start RECORDED INFORMATION
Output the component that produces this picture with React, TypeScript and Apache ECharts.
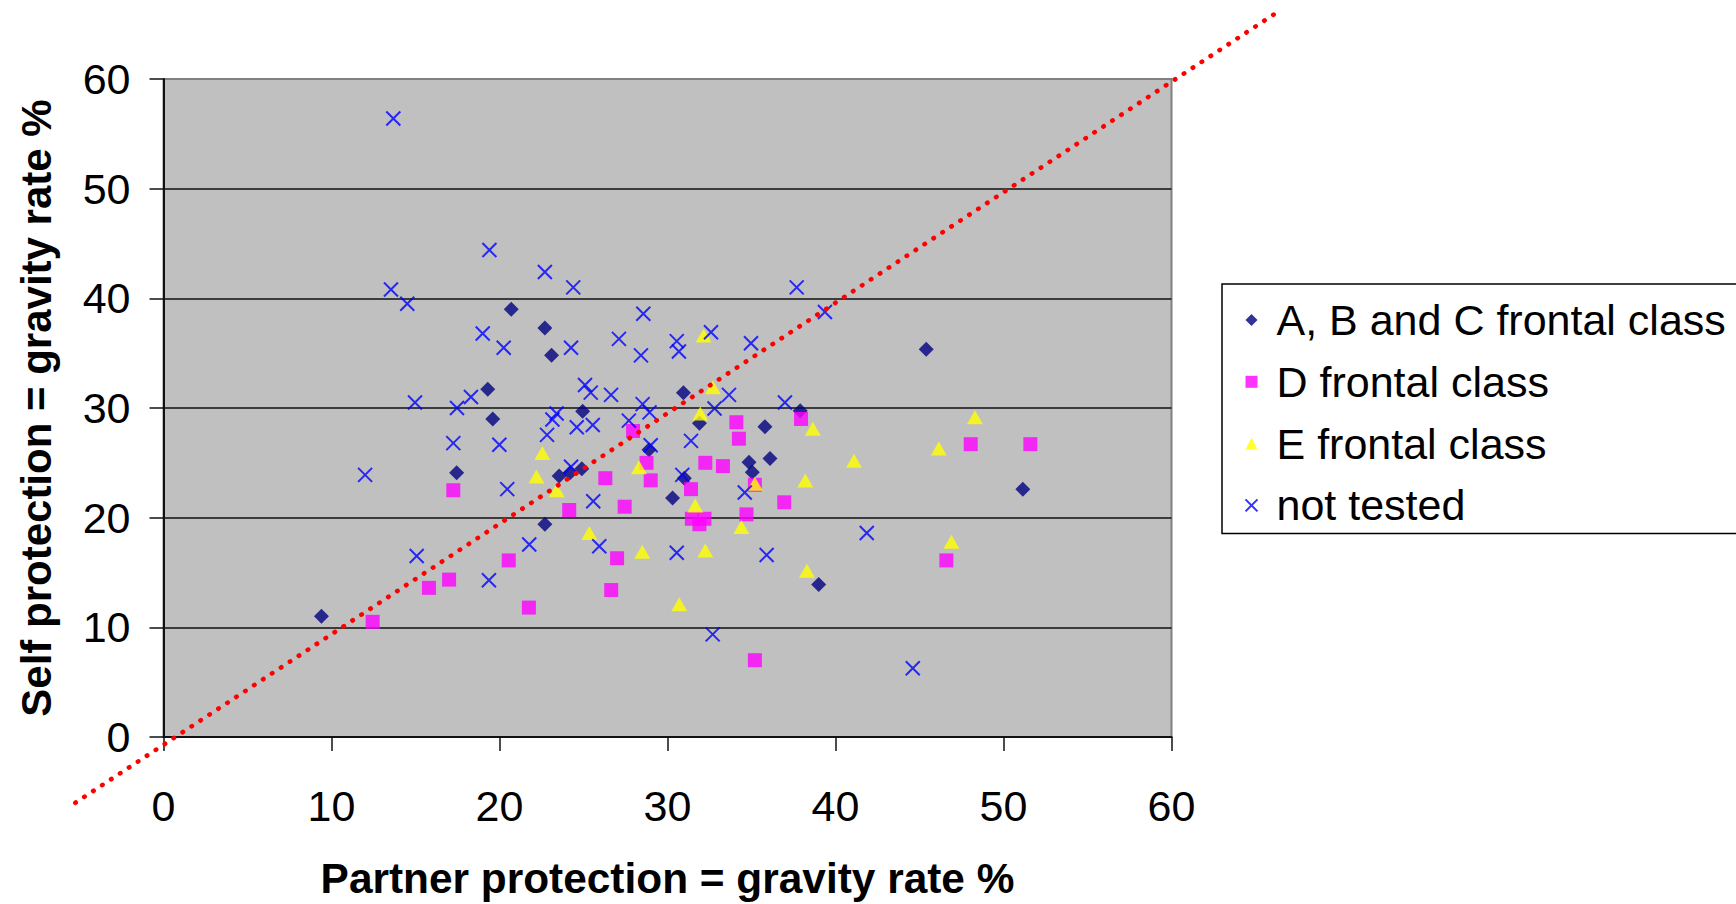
import React, { useEffect, useRef } from "react";
import * as echarts from "echarts";

const FONT = "'Liberation Sans', Arial, sans-serif";

// Axis scale (both axes): 0 .. 60 step 10
const AXIS_MIN = 0;
const AXIS_MAX = 60;
const AXIS_STEP = 10;

const X_TITLE = "Partner protection = gravity rate %";
const Y_TITLE = "Self protection = gravity rate %";

const SERIES_NAMES = [
  "A, B and C frontal class",
  "D frontal class",
  "E frontal class",
  "not tested",
];

// [partner %, self %]
const classABC: number[][] = [
  [9.4, 11.0], [17.45, 24.1], [19.3, 31.7], [19.6, 29.0], [20.7, 39.0],
  [22.7, 37.3], [23.1, 34.8], [22.7, 19.4], [23.55, 23.8], [24.2, 24.1],
  [24.9, 24.45], [24.95, 29.7], [28.9, 26.2], [30.3, 21.8], [30.95, 31.4],
  [31.0, 23.6], [31.9, 28.6], [34.85, 25.05], [35.05, 24.15], [35.8, 28.3],
  [36.1, 25.4], [37.9, 29.75], [39.0, 13.9], [45.4, 35.35], [51.15, 22.6],
];

const classD: number[][] = [
  [17.25, 22.5], [12.45, 10.5], [15.8, 13.6], [17.0, 14.35], [20.55, 16.1],
  [21.75, 11.8], [24.15, 20.7], [26.3, 23.6], [27.45, 21.0], [27.0, 16.3],
  [26.65, 13.4], [27.95, 27.9], [28.75, 25.0], [29.0, 23.4], [31.4, 22.6],
  [31.45, 19.9], [32.2, 19.9], [31.9, 19.4], [32.25, 25.0], [33.3, 24.7],
  [34.1, 28.7], [34.25, 27.2], [35.2, 23.0], [34.7, 20.3], [36.95, 21.4],
  [37.95, 29.0], [35.2, 7.0], [48.05, 26.7], [51.6, 26.7], [46.6, 16.1],
];

const classE: number[][] = [
  [22.55, 25.9], [22.2, 23.75], [23.4, 22.5], [25.35, 18.6], [28.3, 24.6],
  [28.5, 16.9], [30.7, 12.1], [31.65, 21.1], [31.95, 29.5], [32.25, 17.0],
  [32.7, 31.9], [32.15, 36.6], [35.2, 23.1], [34.4, 19.15], [38.65, 28.1],
  [38.2, 23.4], [38.3, 15.15], [41.1, 25.2], [48.3, 29.15], [46.15, 26.3],
  [46.9, 17.8],
];

const notTested: number[][] = [
  [13.68, 56.4], [19.4, 44.4], [22.7, 42.4], [13.54, 40.8], [14.51, 39.5],
  [24.39, 41.0], [19.0, 36.8], [20.25, 35.5], [24.26, 35.5], [28.56, 38.6],
  [27.11, 36.3], [28.42, 34.8], [30.55, 36.1], [30.68, 35.15], [32.59, 36.9],
  [34.97, 35.9], [37.69, 41.0], [39.37, 38.75], [14.97, 30.5], [17.47, 30.0],
  [18.3, 31.0], [25.09, 32.1], [25.43, 31.4], [26.64, 31.2], [28.52, 30.35],
  [28.93, 29.6], [33.66, 31.2], [32.8, 29.95], [36.99, 30.5], [23.4, 29.5],
  [23.15, 28.95], [24.6, 28.25], [25.55, 28.45], [27.7, 28.85], [22.83, 27.55],
  [17.25, 26.8], [19.99, 26.65], [29.0, 26.6], [31.4, 27.0], [24.26, 24.65],
  [20.46, 22.6], [25.58, 21.5], [30.88, 23.9], [34.6, 22.3], [12.0, 23.9],
  [21.77, 17.55], [25.94, 17.4], [15.07, 16.5], [19.37, 14.3], [30.55, 16.8],
  [35.9, 16.6], [41.86, 18.6], [32.69, 9.36], [44.6, 6.27],
];

// Equality reference line (drawn beyond the plot area)
const refLine: number[][] = [
  [-5.25, -6.0],
  [66.2, 66.0],
];

export default function App() {
  const ref = useRef<HTMLDivElement>(null);

  useEffect(() => {
    if (!ref.current) return;
    const chart = echarts.init(ref.current, undefined, { renderer: "svg" });

    const crossPath = "path://M0,0L14,14M14,0L0,14";

    const option: any = {
      animation: false,
      backgroundColor: "#ffffff",
      textStyle: { fontFamily: FONT },
      grid: {
        left: 163.5,
        right: 564.5,
        top: 79,
        bottom: 165,
        show: true,
        backgroundColor: "#C0C0C0",
        borderColor: "#808080",
        borderWidth: 2,
      },
      xAxis: {
        type: "value",
        min: AXIS_MIN,
        max: AXIS_MAX,
        interval: AXIS_STEP,
        name: X_TITLE,
        nameLocation: "middle",
        nameGap: 120,
        nameTextStyle: {
          fontSize: 42.4,
          fontWeight: "bold",
          color: "#000",
          fontFamily: FONT,
        },
        axisLine: { show: true, onZero: false, lineStyle: { color: "#111", width: 2 } },
        axisTick: { show: true, inside: false, length: 14, lineStyle: { color: "#111", width: 1.5 } },
        axisLabel: { margin: 47, fontSize: 43, color: "#000", fontFamily: FONT },
        splitLine: { show: false },
      },
      yAxis: {
        type: "value",
        min: AXIS_MIN,
        max: AXIS_MAX,
        interval: AXIS_STEP,
        name: Y_TITLE,
        nameLocation: "middle",
        nameGap: 106,
        nameTextStyle: {
          fontSize: 42,
          fontWeight: "bold",
          color: "#000",
          fontFamily: FONT,
        },
        axisLine: { show: true, onZero: false, lineStyle: { color: "#111", width: 2 } },
        axisTick: { show: true, inside: false, length: 14, lineStyle: { color: "#111", width: 1.5 } },
        axisLabel: { margin: 33, fontSize: 43, color: "#000", fontFamily: FONT },
        splitLine: {
          show: true,
          lineStyle: {
            color: ["#111", "#111", "#111", "#111", "#111", "#111", "#808080"],
            width: 1.5,
          },
        },
      },
      legend: {
        data: SERIES_NAMES,
        orient: "vertical",
        left: 1222,
        top: 284,
        itemWidth: 12,
        itemHeight: 12,
        itemGap: 17.8,
        padding: [14, 20, 6, 21],
        borderColor: "#000",
        borderWidth: 1.5,
        backgroundColor: "#fff",
        textStyle: {
          fontSize: 43,
          color: "#000",
          lineHeight: 44,
          fontFamily: FONT,
          padding: [0, 0, 0, 14],
        },
      },
      series: [
        {
          name: SERIES_NAMES[0],
          type: "scatter",
          data: classABC,
          symbol: "diamond",
          symbolSize: 15,
          itemStyle: { color: "#000080" },
          z: 2,
        },
        {
          name: SERIES_NAMES[1],
          type: "scatter",
          data: classD,
          symbol: "rect",
          symbolSize: 14,
          itemStyle: { color: "#FF00FF" },
          z: 3,
        },
        {
          name: SERIES_NAMES[2],
          type: "scatter",
          data: classE,
          symbol: "triangle",
          symbolSize: [16, 14],
          itemStyle: { color: "#FFFF00" },
          z: 4,
        },
        {
          name: SERIES_NAMES[3],
          type: "scatter",
          data: notTested,
          symbol: crossPath,
          symbolSize: 14,
          itemStyle: { color: "none", borderColor: "#0000FF", borderWidth: 2 },
          z: 5,
        },
      ],
    };

    chart.setOption(option);

    const p0 = chart.convertToPixel({ gridIndex: 0 }, refLine[0]) as number[];
    const p1 = chart.convertToPixel({ gridIndex: 0 }, refLine[1]) as number[];
    chart.setOption({
      graphic: [
        {
          type: "line",
          silent: true,
          z: 100,
          shape: { x1: p0[0], y1: p0[1], x2: p1[0], y2: p1[1] },
          style: {
            stroke: "#FF0000",
            lineWidth: 4.6,
            lineDash: [0.5, 10.2],
            lineCap: "round",
          },
        },
      ],
    });

    return () => chart.dispose();
  }, []);

  return (
    <div
      ref={ref}
      style={{ position: "absolute", left: 0, top: 0, width: 1736, height: 904 }}
    />
  );
}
end RECORDED INFORMATION
- [EXERCISE DIRECTIONS]:
Wherever the word "React" occurs in a line of the listing, copy that line.

- [ANSWER BELOW]:
Output the component that produces this picture with React, TypeScript and Apache ECharts.
import React, { useEffect, useRef } from "react";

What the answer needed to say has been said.